Treasury Wine Estates (TWE) is a well-known global wine company that produces and markets premium brands such as Penfolds and 19 Crimes across key markets including Australia, the US and Asia. The companies report last month was a sorry read, struggling with structural headwinds, i.e. people are drinking less. The stock fell ~5% on the release (Covered Here) and has lost another ~15% over the last few weeks, not helped by the news of CFO Stuart Boxer’s retirement this week.
The SP in TWE has increased from 4% to 14% over the last 6-months although it’s not moved meaningfully over the last 6-weeks, some encouragement for “bottom pickers”. It currently has a 13.9% SP, the 3rd most shorted stock on the ASX. Also, some positive signs are emerging in their US business in the luxury area, although excess inventory needs to be wound back first, while the strong $A is also a new headwind for the exporter.

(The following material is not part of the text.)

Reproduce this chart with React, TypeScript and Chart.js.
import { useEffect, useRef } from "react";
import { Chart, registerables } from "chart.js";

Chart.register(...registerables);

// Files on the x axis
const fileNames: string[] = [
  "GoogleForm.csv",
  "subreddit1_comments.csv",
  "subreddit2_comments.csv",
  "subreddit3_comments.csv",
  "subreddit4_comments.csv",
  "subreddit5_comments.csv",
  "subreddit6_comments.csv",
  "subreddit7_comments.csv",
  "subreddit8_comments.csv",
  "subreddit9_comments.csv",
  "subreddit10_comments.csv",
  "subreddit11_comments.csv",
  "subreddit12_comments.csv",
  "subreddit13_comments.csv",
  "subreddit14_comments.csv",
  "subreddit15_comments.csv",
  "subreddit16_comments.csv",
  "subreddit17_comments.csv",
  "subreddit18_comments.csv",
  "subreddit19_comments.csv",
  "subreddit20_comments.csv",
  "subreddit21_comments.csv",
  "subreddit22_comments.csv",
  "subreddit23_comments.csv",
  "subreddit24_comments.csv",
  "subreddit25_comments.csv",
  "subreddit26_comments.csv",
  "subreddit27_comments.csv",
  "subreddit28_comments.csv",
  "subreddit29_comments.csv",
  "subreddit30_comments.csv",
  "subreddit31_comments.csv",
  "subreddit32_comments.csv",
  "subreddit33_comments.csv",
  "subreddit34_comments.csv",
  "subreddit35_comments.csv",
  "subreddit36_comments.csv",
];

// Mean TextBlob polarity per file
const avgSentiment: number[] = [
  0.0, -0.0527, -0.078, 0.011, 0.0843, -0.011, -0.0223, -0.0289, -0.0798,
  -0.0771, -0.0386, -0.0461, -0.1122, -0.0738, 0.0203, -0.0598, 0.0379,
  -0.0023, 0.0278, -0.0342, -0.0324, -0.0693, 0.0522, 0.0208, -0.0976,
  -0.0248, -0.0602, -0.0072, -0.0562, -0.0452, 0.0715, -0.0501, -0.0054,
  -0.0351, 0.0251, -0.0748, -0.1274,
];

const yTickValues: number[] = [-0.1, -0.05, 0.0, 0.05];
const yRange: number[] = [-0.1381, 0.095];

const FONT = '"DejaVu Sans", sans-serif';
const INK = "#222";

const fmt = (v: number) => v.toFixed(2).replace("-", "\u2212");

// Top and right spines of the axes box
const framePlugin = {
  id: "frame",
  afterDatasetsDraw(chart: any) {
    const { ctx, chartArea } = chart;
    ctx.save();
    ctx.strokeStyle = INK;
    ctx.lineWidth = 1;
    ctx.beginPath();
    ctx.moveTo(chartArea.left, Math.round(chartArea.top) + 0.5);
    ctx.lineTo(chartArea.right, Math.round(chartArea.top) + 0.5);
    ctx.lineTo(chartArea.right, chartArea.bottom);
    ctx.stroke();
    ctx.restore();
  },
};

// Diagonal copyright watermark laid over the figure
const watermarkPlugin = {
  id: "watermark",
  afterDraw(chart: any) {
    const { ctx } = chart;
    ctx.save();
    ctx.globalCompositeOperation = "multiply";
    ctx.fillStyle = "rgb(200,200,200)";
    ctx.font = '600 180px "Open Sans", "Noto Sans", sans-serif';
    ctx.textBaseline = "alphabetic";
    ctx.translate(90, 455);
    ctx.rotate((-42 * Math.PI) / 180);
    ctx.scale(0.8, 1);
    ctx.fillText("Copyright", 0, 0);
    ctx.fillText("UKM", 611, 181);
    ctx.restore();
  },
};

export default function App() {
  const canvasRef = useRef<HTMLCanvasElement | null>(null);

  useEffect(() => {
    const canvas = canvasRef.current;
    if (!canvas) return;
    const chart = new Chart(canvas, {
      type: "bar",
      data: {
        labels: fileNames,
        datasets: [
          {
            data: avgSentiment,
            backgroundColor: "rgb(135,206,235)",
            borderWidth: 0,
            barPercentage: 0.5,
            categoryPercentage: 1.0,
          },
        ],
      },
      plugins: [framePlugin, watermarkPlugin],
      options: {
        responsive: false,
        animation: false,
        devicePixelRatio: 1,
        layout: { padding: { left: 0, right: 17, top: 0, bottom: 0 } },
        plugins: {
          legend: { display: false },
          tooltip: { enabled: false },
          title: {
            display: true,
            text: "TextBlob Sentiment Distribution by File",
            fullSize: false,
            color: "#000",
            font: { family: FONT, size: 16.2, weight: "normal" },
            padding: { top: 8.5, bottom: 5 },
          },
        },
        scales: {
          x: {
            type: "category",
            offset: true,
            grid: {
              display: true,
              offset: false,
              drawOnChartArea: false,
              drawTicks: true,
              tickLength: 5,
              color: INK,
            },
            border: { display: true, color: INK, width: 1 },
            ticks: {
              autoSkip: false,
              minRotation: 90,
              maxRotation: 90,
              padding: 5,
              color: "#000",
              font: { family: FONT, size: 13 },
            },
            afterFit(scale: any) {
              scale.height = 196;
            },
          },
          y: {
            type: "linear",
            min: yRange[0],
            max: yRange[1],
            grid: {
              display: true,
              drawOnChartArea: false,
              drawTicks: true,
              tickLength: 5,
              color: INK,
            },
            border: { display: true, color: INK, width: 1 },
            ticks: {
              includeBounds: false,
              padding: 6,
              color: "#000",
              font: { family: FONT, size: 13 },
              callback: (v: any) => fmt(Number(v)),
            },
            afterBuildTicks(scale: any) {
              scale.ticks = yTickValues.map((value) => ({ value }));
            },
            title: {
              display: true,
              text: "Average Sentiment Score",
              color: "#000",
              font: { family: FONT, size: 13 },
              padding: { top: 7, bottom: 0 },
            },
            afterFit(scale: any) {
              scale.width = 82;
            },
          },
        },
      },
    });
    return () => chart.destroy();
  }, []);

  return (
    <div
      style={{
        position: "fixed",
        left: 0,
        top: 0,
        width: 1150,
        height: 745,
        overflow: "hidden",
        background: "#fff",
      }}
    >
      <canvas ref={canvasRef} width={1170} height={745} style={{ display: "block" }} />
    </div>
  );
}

However, French billionaire Olivier Goudet increased his stake in Treasury Wine to 7.13% after spending $3.6mn buying additional shares over the past two trading days, continuing purchases made throughout February. Goudet, whose investment fund Platin first emerged as a substantial holder late last year, says he believes the company is undervalued and is investing with a long-term horizon. We note that Goudet does have a background in M&A and is famous for large-scale acquisitions in consumer brands such as Keurig Dr Pepper, Pret A Manger, Panera Bread and Krispy Kreme.
- We couldn’t be short TWE close to $4, especially with Goudet buying stock; it could be time for a “punt” for contrarian investors.